Sunday, 16 October 2011


Shuttlecock - Graham Swift

Prentis is a minor civil servant in an office where dead cases are archived. He envies his boss his power and his father his status as a wartime hero. His wife and two children suffer the brunt of his dissatisfaction as he exercises his power over them, even when he knows that what he is doing is wrong.

This he writes down in a form of confessional, which begins with a memory he has of a pet hamster from his youth.  "You see, I used to torment my hamster. I was cruel to Sammy. It wasn't a case of wanting to play with him, or train him, or study how he behaved. I tortured him." He is trying to understand himself. Why was it that while he tortured Sammy he was a good son to his parents but before Sammy arrived on the scene and after he died he was difficult. Why?

He is also trying to understand his father, a decorated war hero who was dropped behind enemy lines and wrote "Shuttlecock", a popular autobiographical version of his wartime exploits. "But, having a hero for a father - even having a father who isn't a hero but who works in a plush office and plays golf on Sundays with a little retinue of worshippers - all this is bad news if you're an only son." Soon after the death of his mother his father stopped talking. Now he visits him in a psychiatric hospital twice a week.

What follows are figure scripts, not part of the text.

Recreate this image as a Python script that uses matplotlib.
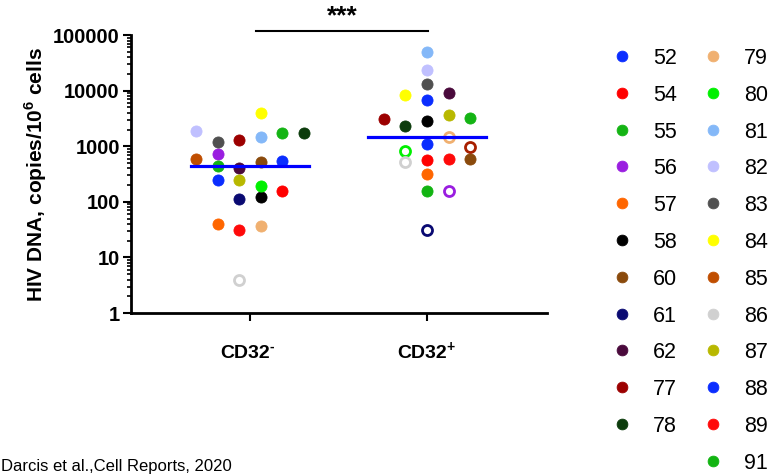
import numpy as np
import matplotlib
matplotlib.use('Agg')
import matplotlib.pyplot as plt
import matplotlib.transforms as mtransforms

plt.rcParams['font.family'] = ['Liberation Sans', 'DejaVu Sans']
plt.rcParams['mathtext.fontset'] = 'custom'
plt.rcParams['mathtext.rm'] = 'Liberation Sans'
plt.rcParams['mathtext.bf'] = 'Liberation Sans:bold'

# patient ids and colours (legend order)
patients = ['52', '54', '55', '56', '57', '58', '60', '61', '62', '77', '78',
            '79', '80', '81', '82', '83', '84', '85', '86', '87', '88', '89', '91']
colors = ['#0a2dff', '#ff0000', '#14b414', '#9a1ee0', '#ff6600', '#000000',
          '#8a4a0c', '#0a0a72', '#4a0a3c', '#9c0000', '#0c3c0c',
          '#f0b070', '#00f000', '#84b8f8', '#c0c0ff', '#505050', '#ffff00',
          '#c04e00', '#d0d0d0', '#b8b800', '#0a2dff', '#ff0a0a', '#12b412']
ring_colors = {'85': '#a82000'}

# HIV DNA copies / 10^6 cells
neg_values = [550, 158, 1700, 730, 40, 122, 530, 112, 400, 1300, 1700,
              37, 195, 1450, 1900, 1200, 4000, 600, 3.9, 245, 245, 31, 450]
pos_values = [6800, 570, 3250, 160, 320, 2850, 585, 31.6, 9100, 3050, 2300,
              1440, 830, 50000, 24000, 13000, 8500, 980, 515, 3650, 1100, 585, 155]
# jitter slot of each point inside its group
neg_slot = [1.5, 1.5, 1.5, -1.5, -1.5, 0.5, 0.5, -0.5, -0.5, -0.5, 2.5,
            0.5, 0.5, 0.5, -2.5, -1.5, 0.5, -2.5, -0.5, -0.5, -1.5, -0.5, -1.5]
pos_slot = [0, 0, 2, 1, 0, 0, 2, 0, 1, -2, -1,
            1, -1, 0, 0, 0, -1, 2, -1, 1, 0, 1, 0]
neg_open = ['86']
pos_open = ['79', '85', '80', '86', '56', '61']

group_names = ['CD32', 'CD32']
group_sup = ['-', '+']

fig = plt.figure(figsize=(7.75, 4.75), dpi=100)
ax = fig.add_axes([0.169, 0.341, 0.537, 0.585])

step = 0.122
for gi, (vals, slots, opens) in enumerate([(neg_values, neg_slot, neg_open),
                                           (pos_values, pos_slot, pos_open)]):
    for p, c, v, s in zip(patients, colors, vals, slots):
        x = gi + s * step
        if p in opens:
            ax.scatter(x, v, s=52, facecolor='white',
                       edgecolor=ring_colors.get(p, c), linewidth=2.0, zorder=3)
        else:
            ax.scatter(x, v, s=64, color=c, edgecolor=c, linewidth=0.6, zorder=3)
    med = np.median(vals)
    ax.plot([gi - 0.335, gi + 0.335], [med, med], color='#0000ff', lw=2.3, zorder=4)

ax.set_yscale('log')
ax.set_ylim(1, 100000)
ax.set_xlim(-0.672, 1.678)
ax.set_yticks([1, 10, 100, 1000, 10000, 100000])
ax.set_yticklabels(['1', '10', '100', '1000', '10000', '100000'])
for lab in ax.get_yticklabels():
    lab.set_fontweight('bold')
    lab.set_fontsize(14.5)
ax.set_xticks([0, 1])
ax.set_xticklabels([])
ax.tick_params(axis='y', which='major', length=6, width=1.5, pad=2)
ax.tick_params(axis='y', which='minor', length=3, width=1.2)
ax.tick_params(axis='x', length=6, width=1.5)
for side in ['top', 'right']:
    ax.spines[side].set_visible(False)
for side in ['left', 'bottom']:
    ax.spines[side].set_linewidth(2)
ax.set_ylabel('HIV DNA, copies/10$^{\\mathbf{6}}$ cells', fontsize=15,
              fontweight='bold', labelpad=3)

# group labels with small superscript sign
renderer = fig.canvas.get_renderer()
trans = mtransforms.blended_transform_factory(ax.transData, ax.transAxes)
for gi, (name, sup) in enumerate(zip(group_names, group_sup)):
    t = ax.text(gi - 0.03, -0.145, name, transform=trans, ha='center', va='center',
                fontsize=14, fontweight='bold')
    bb = t.get_window_extent(renderer=renderer)
    x_end, y_top = fig.transFigure.inverted().transform((bb.x1, bb.y1))
    fig.text(x_end, y_top - 0.005, sup, ha='left', va='center',
             fontsize=10, fontweight='bold')

# significance bar
ax.plot([0.034, 1.006], [10 ** 5.07, 10 ** 5.07], color='black', lw=1.5,
        clip_on=False)
ax.text(0.52, 10 ** 5.13, '***', ha='center', va='bottom', fontsize=19,
        fontweight='bold')

# legend drawn by hand in pixel coords
lg = fig.add_axes([0, 0, 1, 1])
lg.set_xlim(0, 775)
lg.set_ylim(475, 0)
lg.axis('off')
row_h = 36.8
for i, (p, c) in enumerate(zip(patients, colors)):
    col = 0 if i < 11 else 1
    row = i if i < 11 else i - 11
    mx = 622 if col == 0 else 713
    y = 56 + row * row_h
    lg.scatter(mx, y, s=60, color=c, edgecolor=c, linewidth=0.6)
    lg.text(mx + 31, y, p, fontsize=15.5, va='center_baseline', ha='left')

lg.text(1, 466, 'Darcis et al.,Cell Reports, 2020', fontsize=12,
        va='center', ha='left')

fig.savefig('out.png', dpi=100)
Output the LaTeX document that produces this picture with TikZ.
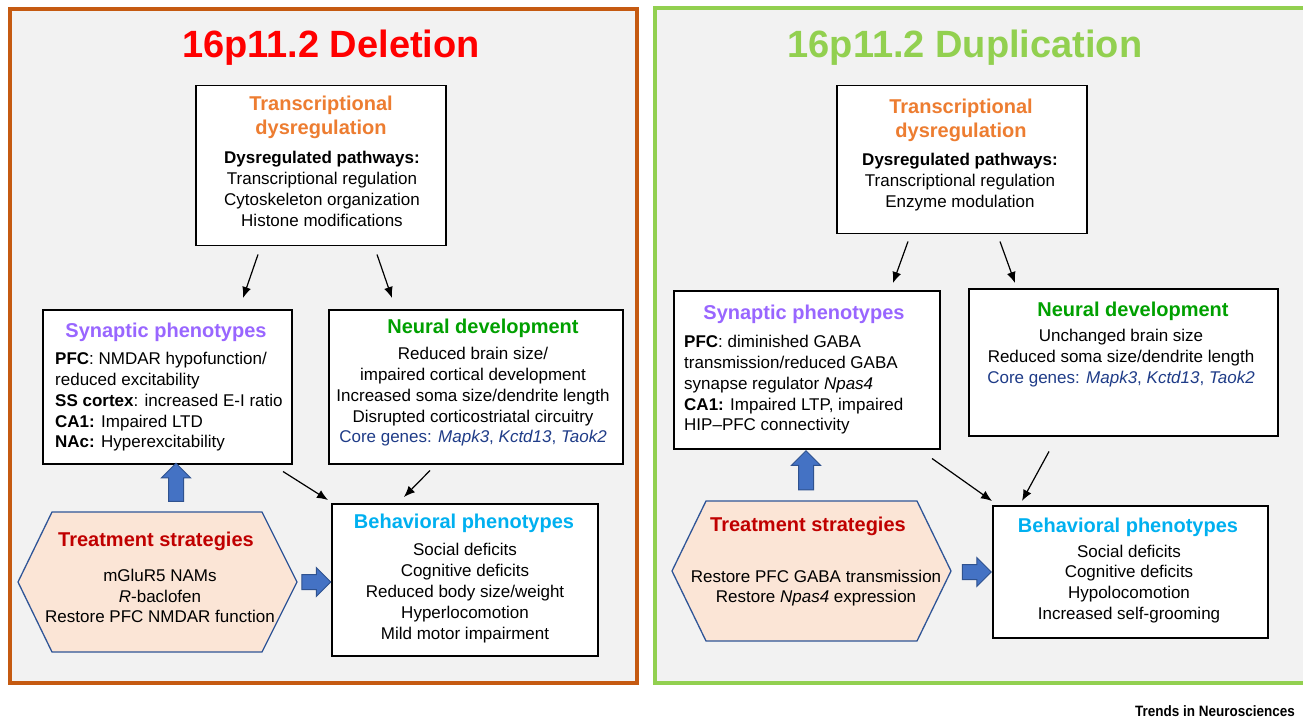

His boss Quinn has always seemed to dislike him, and sometimes seemed to be playing games with him. When Quinn tells him that he is retiring soon and that Prentis will fill his role he doesn't know whether to believe him or not. He is also unsure of what to do about the files that seem to have gone missing and the increasingly eccentric requests for files from Quinn.

Has his father escaped into silence as he once escaped the Nazis? Does Quinn know something? What is in the missing files?

This book asks questions of what lies behind normal life. "Do civilized instincts persist in war, or does civilized life veil the instincts of war?" Do we all need to exercise power over someone, or something in order to feel fulfilled?

This is a metaphorical detective story. At times it generates a sense of foreboding as if something terrible is sure to happen. It moves confidently between office, home and war and creates memorable characters. Descriptions of the tensions of Tube travel and dysfunctional father/son relationships are uneasily convincing.

Swift certainly deserved his place in the much referenced Granta list of The Best of Young British Novelists in 1983, a place he has justified many times since.